*WHAT TO PRODUCE*:
Everything from the first line to the line containing "import seaborn as sns" is to be repeated exactly; nothing past it.
========
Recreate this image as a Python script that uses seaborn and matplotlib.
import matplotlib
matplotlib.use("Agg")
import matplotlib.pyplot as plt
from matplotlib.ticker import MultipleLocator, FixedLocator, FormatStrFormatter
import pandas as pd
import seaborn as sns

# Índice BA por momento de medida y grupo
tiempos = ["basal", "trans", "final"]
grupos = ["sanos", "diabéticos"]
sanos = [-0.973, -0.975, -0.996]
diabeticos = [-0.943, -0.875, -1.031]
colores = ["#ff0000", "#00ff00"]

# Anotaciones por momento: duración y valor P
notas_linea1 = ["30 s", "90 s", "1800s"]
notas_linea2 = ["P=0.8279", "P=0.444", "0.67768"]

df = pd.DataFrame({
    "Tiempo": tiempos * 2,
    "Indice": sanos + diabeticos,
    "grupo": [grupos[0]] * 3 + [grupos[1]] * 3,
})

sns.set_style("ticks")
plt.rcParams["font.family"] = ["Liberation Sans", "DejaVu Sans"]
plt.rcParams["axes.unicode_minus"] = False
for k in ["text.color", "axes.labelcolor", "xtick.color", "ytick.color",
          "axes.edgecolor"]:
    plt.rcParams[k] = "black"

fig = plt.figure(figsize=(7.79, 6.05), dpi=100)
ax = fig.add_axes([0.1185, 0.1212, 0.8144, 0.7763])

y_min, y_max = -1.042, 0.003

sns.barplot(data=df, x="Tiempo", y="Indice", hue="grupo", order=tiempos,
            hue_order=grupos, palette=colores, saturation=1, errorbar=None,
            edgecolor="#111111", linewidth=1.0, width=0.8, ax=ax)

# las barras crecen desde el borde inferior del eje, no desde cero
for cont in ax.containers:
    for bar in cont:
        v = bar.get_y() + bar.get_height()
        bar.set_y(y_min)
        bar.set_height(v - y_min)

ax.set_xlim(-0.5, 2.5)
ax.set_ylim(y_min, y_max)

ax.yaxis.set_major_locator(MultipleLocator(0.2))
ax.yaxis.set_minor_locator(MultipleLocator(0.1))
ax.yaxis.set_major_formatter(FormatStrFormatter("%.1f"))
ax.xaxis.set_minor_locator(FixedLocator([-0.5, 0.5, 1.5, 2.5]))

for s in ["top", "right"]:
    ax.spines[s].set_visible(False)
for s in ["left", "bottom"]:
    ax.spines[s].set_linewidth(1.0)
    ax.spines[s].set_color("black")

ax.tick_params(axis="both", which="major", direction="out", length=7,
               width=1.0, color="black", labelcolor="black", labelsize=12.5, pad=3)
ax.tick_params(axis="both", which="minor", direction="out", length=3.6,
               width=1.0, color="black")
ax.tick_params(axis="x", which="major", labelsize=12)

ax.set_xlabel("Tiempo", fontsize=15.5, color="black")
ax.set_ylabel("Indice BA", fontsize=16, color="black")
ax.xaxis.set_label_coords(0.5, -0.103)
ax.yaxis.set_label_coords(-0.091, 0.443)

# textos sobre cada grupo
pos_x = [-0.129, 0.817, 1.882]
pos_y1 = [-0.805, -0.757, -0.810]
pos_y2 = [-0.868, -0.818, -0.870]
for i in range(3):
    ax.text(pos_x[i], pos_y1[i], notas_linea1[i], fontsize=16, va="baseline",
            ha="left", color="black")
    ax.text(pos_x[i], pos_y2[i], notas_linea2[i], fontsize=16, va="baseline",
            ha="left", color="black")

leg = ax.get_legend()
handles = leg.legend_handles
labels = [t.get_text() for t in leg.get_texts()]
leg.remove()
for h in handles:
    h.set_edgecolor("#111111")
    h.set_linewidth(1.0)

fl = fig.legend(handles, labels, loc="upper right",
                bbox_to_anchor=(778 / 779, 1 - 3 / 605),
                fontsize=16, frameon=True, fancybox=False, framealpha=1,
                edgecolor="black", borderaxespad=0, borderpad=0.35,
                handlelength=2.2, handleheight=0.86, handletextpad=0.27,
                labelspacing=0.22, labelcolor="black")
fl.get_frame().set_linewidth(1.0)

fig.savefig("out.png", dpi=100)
========
*RESPONSE TO THE EXERCISE*:
Recreate this image as a Python script that uses seaborn and matplotlib.
import matplotlib
matplotlib.use("Agg")
import matplotlib.pyplot as plt
from matplotlib.ticker import MultipleLocator, FixedLocator, FormatStrFormatter
import pandas as pd
import seaborn as sns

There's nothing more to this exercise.